-- Start of Given data --

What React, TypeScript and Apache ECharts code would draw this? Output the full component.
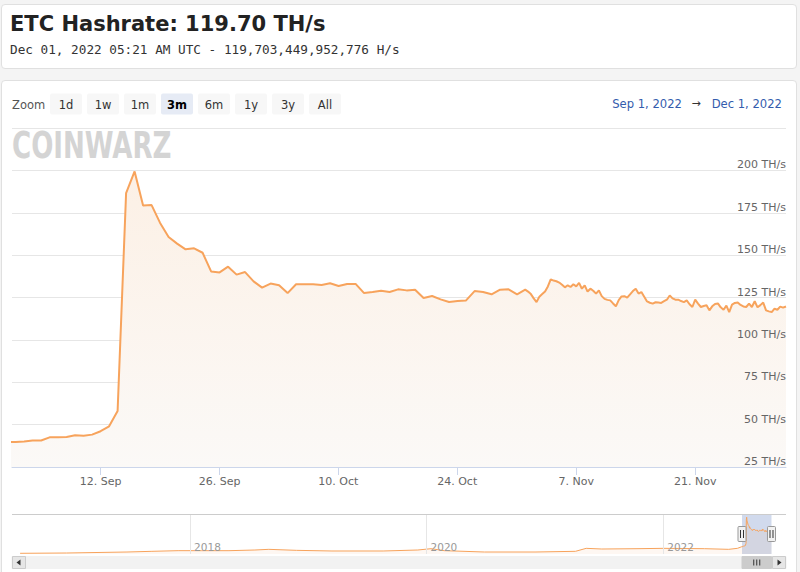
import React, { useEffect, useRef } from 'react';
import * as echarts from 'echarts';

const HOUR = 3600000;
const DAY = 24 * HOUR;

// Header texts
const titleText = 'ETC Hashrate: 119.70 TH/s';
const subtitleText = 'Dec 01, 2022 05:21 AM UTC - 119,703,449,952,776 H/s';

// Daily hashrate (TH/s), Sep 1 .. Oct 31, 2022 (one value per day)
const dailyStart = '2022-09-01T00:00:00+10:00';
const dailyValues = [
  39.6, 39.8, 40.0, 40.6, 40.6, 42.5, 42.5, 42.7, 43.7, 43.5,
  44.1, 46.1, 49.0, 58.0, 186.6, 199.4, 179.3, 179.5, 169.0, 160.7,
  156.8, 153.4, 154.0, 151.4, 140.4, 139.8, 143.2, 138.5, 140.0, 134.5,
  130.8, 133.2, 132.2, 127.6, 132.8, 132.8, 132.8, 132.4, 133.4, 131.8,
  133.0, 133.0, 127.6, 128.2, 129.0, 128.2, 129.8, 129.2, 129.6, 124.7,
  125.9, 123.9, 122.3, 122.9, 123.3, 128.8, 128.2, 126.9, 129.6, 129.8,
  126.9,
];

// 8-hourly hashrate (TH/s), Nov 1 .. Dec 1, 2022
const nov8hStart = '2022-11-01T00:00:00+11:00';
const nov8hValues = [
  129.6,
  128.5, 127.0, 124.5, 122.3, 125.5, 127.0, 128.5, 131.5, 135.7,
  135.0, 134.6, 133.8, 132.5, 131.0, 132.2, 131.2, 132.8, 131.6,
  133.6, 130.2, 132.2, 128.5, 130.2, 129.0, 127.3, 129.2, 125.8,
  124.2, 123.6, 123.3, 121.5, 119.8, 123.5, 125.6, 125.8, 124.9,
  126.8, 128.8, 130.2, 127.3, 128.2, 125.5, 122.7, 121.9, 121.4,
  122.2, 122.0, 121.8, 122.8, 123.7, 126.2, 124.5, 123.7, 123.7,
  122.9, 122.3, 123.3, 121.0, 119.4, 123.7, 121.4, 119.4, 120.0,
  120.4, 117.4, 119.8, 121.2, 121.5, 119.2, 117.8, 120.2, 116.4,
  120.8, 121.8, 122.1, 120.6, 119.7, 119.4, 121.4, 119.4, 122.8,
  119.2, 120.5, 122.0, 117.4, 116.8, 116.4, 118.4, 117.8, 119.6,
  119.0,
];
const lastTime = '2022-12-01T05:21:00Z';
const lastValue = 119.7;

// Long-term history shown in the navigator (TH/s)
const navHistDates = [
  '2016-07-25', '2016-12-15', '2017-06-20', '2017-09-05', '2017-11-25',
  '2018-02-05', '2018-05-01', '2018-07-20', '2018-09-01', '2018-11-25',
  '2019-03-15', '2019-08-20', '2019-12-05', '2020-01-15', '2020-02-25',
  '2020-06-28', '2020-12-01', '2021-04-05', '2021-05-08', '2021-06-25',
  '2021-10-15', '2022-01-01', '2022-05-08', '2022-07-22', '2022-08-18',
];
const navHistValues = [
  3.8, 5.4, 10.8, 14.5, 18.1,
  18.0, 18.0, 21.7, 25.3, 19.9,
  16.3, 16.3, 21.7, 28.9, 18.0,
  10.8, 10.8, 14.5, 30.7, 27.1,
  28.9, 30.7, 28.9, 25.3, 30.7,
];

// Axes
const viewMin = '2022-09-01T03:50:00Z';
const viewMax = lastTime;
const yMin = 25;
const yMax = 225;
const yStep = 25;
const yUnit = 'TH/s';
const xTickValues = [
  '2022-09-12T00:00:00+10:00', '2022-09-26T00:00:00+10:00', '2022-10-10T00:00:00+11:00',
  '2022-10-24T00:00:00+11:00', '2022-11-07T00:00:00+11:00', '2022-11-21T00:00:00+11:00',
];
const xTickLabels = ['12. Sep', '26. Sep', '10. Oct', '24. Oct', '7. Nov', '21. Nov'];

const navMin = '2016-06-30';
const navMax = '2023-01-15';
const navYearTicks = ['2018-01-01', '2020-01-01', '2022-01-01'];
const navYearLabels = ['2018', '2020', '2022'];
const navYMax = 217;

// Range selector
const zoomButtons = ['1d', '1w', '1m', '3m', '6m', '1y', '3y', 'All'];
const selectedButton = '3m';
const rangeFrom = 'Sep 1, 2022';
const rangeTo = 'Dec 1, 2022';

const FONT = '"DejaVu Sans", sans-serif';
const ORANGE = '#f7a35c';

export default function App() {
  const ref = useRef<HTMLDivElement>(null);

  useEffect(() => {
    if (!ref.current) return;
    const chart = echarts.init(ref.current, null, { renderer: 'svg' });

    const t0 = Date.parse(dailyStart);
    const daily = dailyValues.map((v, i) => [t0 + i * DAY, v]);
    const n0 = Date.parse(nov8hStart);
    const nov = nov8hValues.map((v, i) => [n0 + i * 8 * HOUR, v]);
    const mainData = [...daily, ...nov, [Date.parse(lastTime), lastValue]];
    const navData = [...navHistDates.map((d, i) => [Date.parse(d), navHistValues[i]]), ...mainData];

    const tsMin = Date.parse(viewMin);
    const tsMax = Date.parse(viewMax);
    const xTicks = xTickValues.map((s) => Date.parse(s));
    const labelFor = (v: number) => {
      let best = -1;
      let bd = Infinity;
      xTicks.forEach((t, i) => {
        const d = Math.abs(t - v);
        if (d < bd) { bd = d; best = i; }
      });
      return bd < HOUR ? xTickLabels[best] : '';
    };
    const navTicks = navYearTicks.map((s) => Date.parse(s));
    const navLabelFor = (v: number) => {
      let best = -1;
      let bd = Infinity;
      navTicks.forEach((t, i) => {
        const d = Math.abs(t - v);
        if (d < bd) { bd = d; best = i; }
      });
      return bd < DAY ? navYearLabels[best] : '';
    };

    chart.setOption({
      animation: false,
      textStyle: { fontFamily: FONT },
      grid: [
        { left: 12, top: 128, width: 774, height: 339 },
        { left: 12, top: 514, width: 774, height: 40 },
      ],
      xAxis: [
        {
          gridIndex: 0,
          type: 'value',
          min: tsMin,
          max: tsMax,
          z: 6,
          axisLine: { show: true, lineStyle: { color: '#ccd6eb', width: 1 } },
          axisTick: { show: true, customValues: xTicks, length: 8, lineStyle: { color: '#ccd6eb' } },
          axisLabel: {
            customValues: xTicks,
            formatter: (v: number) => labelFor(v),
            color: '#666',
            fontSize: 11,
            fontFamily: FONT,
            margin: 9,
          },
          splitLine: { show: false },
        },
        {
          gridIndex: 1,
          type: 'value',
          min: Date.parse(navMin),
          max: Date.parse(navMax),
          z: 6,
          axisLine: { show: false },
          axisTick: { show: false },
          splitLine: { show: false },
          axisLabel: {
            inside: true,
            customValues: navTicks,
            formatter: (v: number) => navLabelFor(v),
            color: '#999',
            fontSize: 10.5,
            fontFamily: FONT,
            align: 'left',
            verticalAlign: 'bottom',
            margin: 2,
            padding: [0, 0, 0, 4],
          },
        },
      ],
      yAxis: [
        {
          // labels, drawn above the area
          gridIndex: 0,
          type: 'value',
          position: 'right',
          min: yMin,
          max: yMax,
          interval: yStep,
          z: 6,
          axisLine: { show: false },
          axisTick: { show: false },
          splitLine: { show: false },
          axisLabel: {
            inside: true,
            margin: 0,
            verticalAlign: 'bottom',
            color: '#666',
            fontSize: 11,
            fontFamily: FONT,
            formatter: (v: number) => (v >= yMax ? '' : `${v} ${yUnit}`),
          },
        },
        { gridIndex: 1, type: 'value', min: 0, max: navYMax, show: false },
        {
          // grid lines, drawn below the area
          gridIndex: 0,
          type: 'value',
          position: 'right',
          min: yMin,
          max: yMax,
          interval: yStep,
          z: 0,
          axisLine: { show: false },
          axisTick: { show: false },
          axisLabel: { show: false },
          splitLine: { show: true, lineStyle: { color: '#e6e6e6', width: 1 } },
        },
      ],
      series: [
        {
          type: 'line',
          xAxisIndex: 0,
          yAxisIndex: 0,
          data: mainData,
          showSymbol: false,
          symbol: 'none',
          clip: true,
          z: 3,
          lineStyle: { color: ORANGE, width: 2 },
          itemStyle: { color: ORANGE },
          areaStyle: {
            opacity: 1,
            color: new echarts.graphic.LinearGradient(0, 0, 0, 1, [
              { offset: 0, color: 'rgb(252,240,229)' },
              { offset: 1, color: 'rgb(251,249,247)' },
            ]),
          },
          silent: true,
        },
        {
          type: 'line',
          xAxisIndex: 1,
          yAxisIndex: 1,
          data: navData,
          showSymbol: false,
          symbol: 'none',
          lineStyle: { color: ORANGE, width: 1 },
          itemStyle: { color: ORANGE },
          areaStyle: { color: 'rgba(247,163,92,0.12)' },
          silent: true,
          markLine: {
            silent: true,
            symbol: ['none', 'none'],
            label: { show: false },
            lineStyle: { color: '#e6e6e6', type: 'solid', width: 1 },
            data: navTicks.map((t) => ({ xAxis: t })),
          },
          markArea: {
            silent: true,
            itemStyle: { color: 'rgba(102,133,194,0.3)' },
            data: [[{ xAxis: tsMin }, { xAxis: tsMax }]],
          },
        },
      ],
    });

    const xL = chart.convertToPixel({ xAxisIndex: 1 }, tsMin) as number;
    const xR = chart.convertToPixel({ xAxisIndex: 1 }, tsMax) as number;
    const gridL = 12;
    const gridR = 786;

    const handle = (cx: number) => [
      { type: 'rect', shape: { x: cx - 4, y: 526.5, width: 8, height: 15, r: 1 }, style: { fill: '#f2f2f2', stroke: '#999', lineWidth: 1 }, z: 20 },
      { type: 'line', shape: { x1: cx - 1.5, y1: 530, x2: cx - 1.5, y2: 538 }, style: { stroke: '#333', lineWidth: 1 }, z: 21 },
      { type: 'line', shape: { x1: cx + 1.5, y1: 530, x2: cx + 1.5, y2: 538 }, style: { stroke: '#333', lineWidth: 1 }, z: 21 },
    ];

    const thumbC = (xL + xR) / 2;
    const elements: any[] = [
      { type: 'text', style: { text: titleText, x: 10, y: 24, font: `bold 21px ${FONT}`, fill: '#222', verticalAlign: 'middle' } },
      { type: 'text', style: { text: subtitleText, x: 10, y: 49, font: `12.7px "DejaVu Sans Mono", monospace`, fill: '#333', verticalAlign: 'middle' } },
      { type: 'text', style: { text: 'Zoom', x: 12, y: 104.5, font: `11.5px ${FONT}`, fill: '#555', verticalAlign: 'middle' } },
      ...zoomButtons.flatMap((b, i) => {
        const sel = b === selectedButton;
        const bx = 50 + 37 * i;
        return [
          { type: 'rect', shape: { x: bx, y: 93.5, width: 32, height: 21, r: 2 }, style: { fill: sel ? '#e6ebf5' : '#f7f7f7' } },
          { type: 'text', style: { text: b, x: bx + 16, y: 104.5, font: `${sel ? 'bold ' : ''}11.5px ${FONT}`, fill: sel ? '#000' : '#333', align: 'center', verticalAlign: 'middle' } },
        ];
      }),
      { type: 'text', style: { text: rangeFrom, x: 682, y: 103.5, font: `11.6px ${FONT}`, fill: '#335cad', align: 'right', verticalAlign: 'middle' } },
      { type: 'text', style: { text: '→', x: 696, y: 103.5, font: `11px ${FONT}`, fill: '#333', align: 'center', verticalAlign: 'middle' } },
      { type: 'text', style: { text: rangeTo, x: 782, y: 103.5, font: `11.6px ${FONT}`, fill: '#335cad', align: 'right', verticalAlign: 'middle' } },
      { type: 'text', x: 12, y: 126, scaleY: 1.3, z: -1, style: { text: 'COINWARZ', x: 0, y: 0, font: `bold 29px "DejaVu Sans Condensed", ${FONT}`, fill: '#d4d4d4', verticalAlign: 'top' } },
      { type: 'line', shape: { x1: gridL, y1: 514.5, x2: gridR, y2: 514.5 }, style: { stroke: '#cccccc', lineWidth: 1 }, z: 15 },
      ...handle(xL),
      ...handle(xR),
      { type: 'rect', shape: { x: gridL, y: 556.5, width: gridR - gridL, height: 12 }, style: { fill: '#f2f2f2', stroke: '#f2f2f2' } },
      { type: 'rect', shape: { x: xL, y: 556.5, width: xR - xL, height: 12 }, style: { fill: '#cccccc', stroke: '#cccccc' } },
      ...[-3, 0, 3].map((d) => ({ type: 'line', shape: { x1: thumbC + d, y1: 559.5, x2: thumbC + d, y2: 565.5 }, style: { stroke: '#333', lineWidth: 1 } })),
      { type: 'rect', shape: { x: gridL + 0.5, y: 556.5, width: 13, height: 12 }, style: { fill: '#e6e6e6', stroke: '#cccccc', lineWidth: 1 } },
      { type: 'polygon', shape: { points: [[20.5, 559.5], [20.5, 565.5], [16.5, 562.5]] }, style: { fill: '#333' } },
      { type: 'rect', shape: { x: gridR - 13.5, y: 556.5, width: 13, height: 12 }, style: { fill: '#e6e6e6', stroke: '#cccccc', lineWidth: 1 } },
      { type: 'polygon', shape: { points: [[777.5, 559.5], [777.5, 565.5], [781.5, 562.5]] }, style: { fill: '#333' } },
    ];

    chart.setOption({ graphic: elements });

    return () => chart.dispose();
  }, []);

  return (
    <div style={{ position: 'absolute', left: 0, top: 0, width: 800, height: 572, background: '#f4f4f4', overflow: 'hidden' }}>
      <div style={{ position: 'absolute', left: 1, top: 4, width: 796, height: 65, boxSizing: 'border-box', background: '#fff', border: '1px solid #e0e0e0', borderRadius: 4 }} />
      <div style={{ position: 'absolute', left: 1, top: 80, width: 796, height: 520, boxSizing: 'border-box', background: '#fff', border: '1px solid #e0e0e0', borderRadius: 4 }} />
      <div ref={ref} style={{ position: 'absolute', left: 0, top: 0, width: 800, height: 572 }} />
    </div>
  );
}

-- End of Given data --

--- To be done ---
Copy exactly the lines running from the beginning of the listing through the line that has "const subtitleText = 'Dec". Drop the pictures.

--- Written response ---
What React, TypeScript and Apache ECharts code would draw this? Output the full component.
import React, { useEffect, useRef } from 'react';
import * as echarts from 'echarts';

const HOUR = 3600000;
const DAY = 24 * HOUR;

// Header texts
const titleText = 'ETC Hashrate: 119.70 TH/s';
const subtitleText = 'Dec 01, 2022 05:21 AM UTC - 119,703,449,952,776 H/s';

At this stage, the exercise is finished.